Attacking Uniformitarianism
A recurrent tactic in MTC is to state opposing arguments in such a way that they are more easily defeated. According to MTC, evolution depends on "the extreme generalization that only known, modern processes, operating at modern rates, formed strata (uniformitarianism) (Austin 1994:24, emphasis in the original). However, few geologists today would accept that only those geological processes observed happening today have operated in the past, and that they only did so at the rates currently observed. I believe that uniformitarianism, certainly in the extreme version formulated in MTC, is just like creationism; they are both concepts of respectable ancestry which have been superseded.Perhaps the most blatant example of a straw man in MTC occurs in a discussion of the fate of the sediment removed from the Colorado Plateau when the Grand Canyon was eroded. Austin (1994:84) makes the valid points that the Colorado River in the Grand Canyon flows through the uplifted Colorado Plateau, rather than around it. Initiation of this uplift began in the eastern (Kaibab) part of the plateau due to flexing during the Laramide Orogeny (mountain-building episode) which geologists infer to have happened between 80 and 64 Ma ago. Austin (1994:87) cites data that the Colorado River carried approximately 153 million tons of sediment per year between 1926 and 1950. He then calculates that, at this rate, since the initiation of uplift in the last 70 Ma, the river should have transported a volume 1500 times greater than the volume of the Grand Canyon. Why, he asks, have geologists failed to locate anywhere near this amount of sediment downstream on the delta of the Colorado River?
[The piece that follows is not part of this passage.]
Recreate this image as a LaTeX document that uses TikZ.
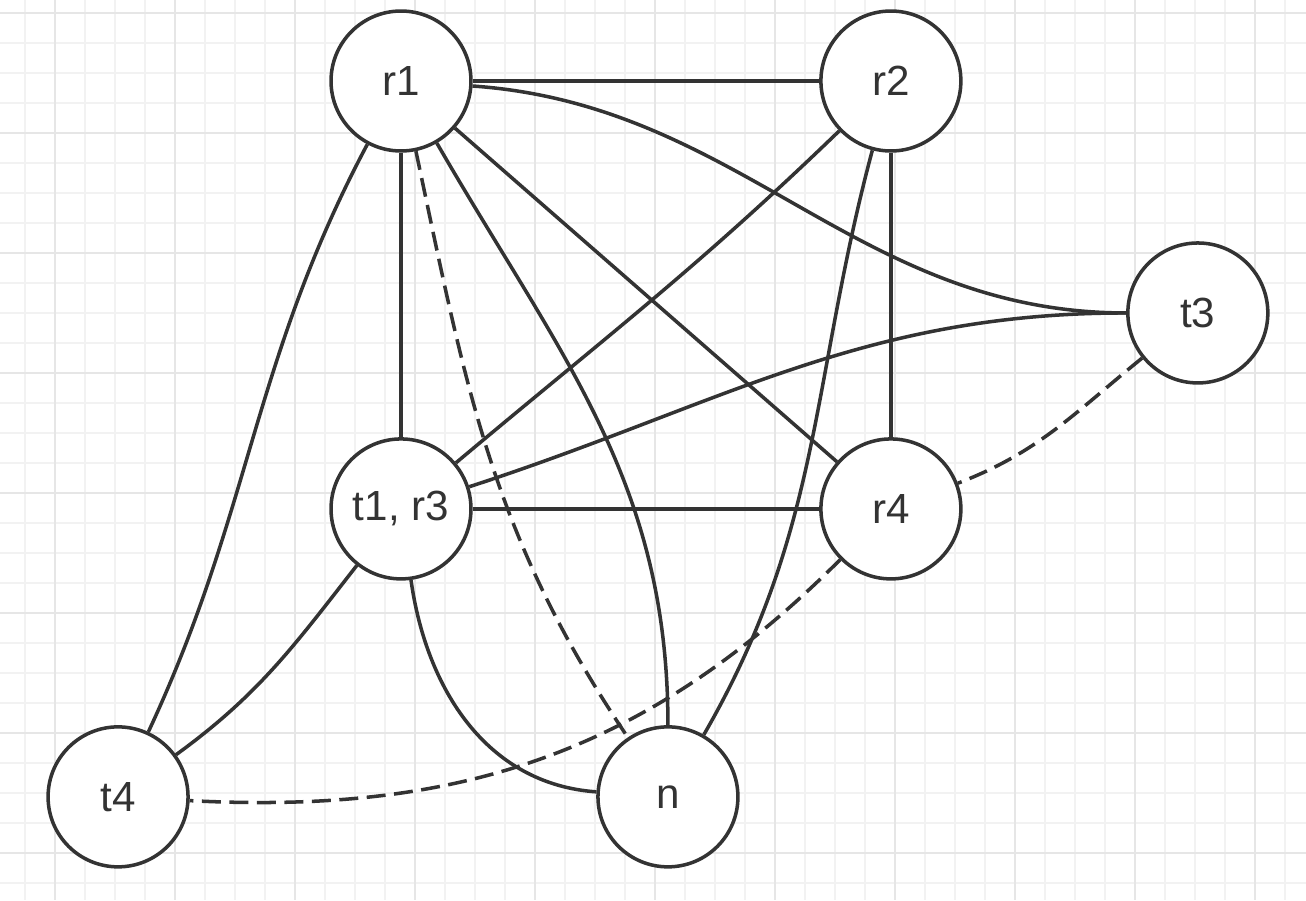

To the uninitiated this argument might seem plausible, but a closer look reveals its flaws. First, even the most ardent uniformitarian should have qualms about extrapolating data from 25 years to 70 Ma. During this 70 Ma, there have been major realignments of the interactions between the North American and the Pacific tectonic plates, and dramatic changes in topography, climate and sea level. Second, this calculation is an inappropriate act because neither the Colorado River Delta nor the Grand Canyon, has been in existence for 70 Ma; both are no older than 4.5 Ma.
The Colorado River Delta partially fills the depression known as the Salton Trough, an extension of the tectonic regime of the Gulf of California (Elders and others 1972). It was formerly filled by the waters of the gulf, as shown by the widespread occurrence of the marine sediments of the Imperial Formation (Lonsdale 1989). Drilling for geothermal resources confirms that, along the axis of the trough, these marine rocks are covered by younger deltaic sediments more than 4 km thick. This scenario is consistent with the dating of the onset of erosion by the Colorado River in the western part of the Grand Canyon. Luchitta (1990) shows that this occurred in Pliocene times, 5 to 3.8 Ma ago. Prior to that time the lower Colorado River system, as we know it today, did not exist. Both the ages and the volumes of the canyon and the delta are quite consistent. The Delta contains roughly 270 000 cubic kilometers of Pliocene to Recent sediments, equivalent to a canyon measuring 450 X 37.S X 1.6 km deep — a volume somewhat larger than the Grand Canyon proper.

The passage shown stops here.